Mas, estranhamente, no cerne do próprio movimento já está a semente da destruição. Assim, a vida andaria lado a lado com a morte. E se para viver tem que mover-se (como bem exortou Gerry Lane à família de latinos), é no movimento (Devir) que nos aproximamos da morte. Mas a morte, neste caso, pode ser definida como uma transição, como um sair do ordinário para uma vida mais ampla, menos egoísta.

Há de se observar também que os zumbis podem representar a própria “corporeificação” do inconsciente (Carl Jung)1, esse “gigante” desconhecido que vive conosco o tempo inteiro e que dele pouco sabemos, mas muito tememos. Esse é um tema amplo, que daria um novo artigo.

De resto, trata-se de uma excelente estória para nos contar que, em algum momento de nossas vidas, seremos “cobrados” a sair das zonas de conforto e iniciarmos nossa própria trajetória (ou trajetórias) em busca das respostas mais inquietantes, mas que apenas cada um de nós pode encontrá-las. E estas estórias (que cada um de nós escreve/percorre) certamente aparentam ser muito distintas, mas no fundo podem apresentar similaridades desconcertantes. Estamos prontos para iniciar nossa jornada?

Nota:

1 DUNKER, Christian Ingo Lenz. Inconsciente, o estranho que vive em nós. Revista Mente & Cérebro. Editora Duetto, 2013, número 245.

Referências:

SEVERINO, Roque Enrique. O Coração da Bondade. São Paulo: Clube do Livro, 2010.

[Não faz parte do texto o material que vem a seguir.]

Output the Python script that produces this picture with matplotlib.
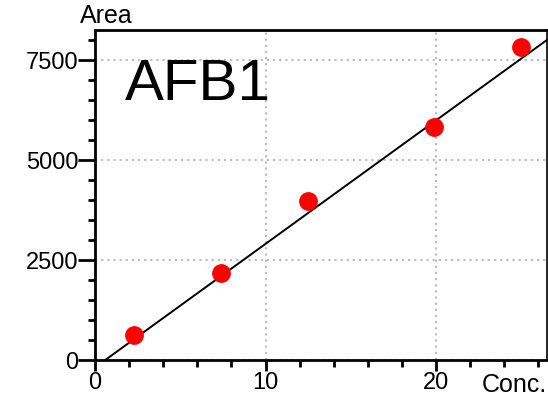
import matplotlib
matplotlib.use("Agg")
import matplotlib.pyplot as plt
from matplotlib.ticker import MultipleLocator

# calibration points (Conc., Area)
conc = [2.3, 7.4, 12.5, 19.9, 25.0]
area = [625, 2175, 3975, 5825, 7825]

# calibration line end points
line_x = [0.6, 26.5]
line_y = [0, 8000]

x_ticks = [0, 10, 20]
y_ticks = [0, 2500, 5000, 7500]

plt.rcParams["font.family"] = ["Liberation Sans", "DejaVu Sans"]

fig = plt.figure(figsize=(5.48, 3.96), dpi=100)
ax = fig.add_axes([0.1734, 0.0909, 0.8246, 0.8333])

ax.plot(line_x, line_y, color="black", lw=1.4, zorder=3)
ax.plot(conc, area, "o", color="#ff0000", ms=12.5, mec="#ff0000", zorder=4)

ax.set_xlim(0, 26.5)
ax.set_ylim(0, 8250)
ax.set_xticks(x_ticks)
ax.set_yticks(y_ticks)
ax.xaxis.set_minor_locator(MultipleLocator(2))
ax.yaxis.set_minor_locator(MultipleLocator(500))

ax.grid(True, which="major", color="#b4b4b4", ls=(0, (1.2, 2.2)), lw=1.3)
ax.set_axisbelow(True)

for s in ax.spines.values():
    s.set_linewidth(2)
ax.spines["right"].set_linewidth(1.2)

ax.tick_params(which="major", direction="out", length=8, width=2,
               labelsize=17, pad=0.5)
ax.tick_params(which="minor", direction="out", length=5, width=2)
ax.tick_params(axis="y", which="major", length=12, pad=0)

ax.text(0.065, 0.833, "AFB1", transform=ax.transAxes, fontsize=42,
        ha="left", va="center")
fig.text(0.146, 0.96, "Area", fontsize=18, ha="left", va="center")
fig.text(0.999, 0.028, "Conc.", fontsize=18, ha="right", va="center")

fig.savefig("out.png", dpi=100)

CAMPBELL, Joseph. O Herói de Mil Faces. São Paulo: Editora Pensamento, 1995.

PONDÉ, Luis Felipe. Uma agenda para o Inverno – ambivalência, medo e coragem. Café Filosófico – CPFL CULTURA. Campinas: 2006. Disponível emhttp://www.cpflcultura.com.br/2008/12/24/o-diagnostico-de-zygmunt-bauman-para-a-pos-modernidade-uma-agenda-para-o-inverno-ambivalencia-medo-e-coragem/ . Acesso em 08/06/2013.


FICHA TÉCNICA DO FILME

GUERRA MUNDIAL Z

Título Original: World War Z
Gênero: Ficção científica
Ano lançamento: 2013
Diretor: Marc Forster
Roteirista: Matthew Michael Carnahan, Drew Goddard, Damon Lindelof
Produzido por: Ian Bryce, Dede Gardner, Jeremy Kleiner, Brad Pitt
Elenco: Brad Pitt, Eric West, Matthew Fox, David Morse, James Badge Dale, Mireille Enos, David Andrews, Elyes Gabel, Trevor White, Katrina Vasilieva
Duração: 116
Idioma: Inglês
País: Estados Unidos
Distribuidora: Paramount Pictures
Site Oficial: http://www.guerramundialz.com.br/

Psicólogo. Mestre em Comunicação e Sociedade (UFT). Pós-graduado em Docência Universitária, Comunicação e Novas Tecnologias (UNITINS) e em Psicologia Analítica (UNYLEYA-DF). Filósofo, pela Universidade Católica de Brasília. Bacharel em Comunicação Social (CEULP/ULBRA), com enfoque em Jornalismo Cultural; é editor do jornal e site O GIRASSOL, Coordenador Editorial do Portal (En)Cena.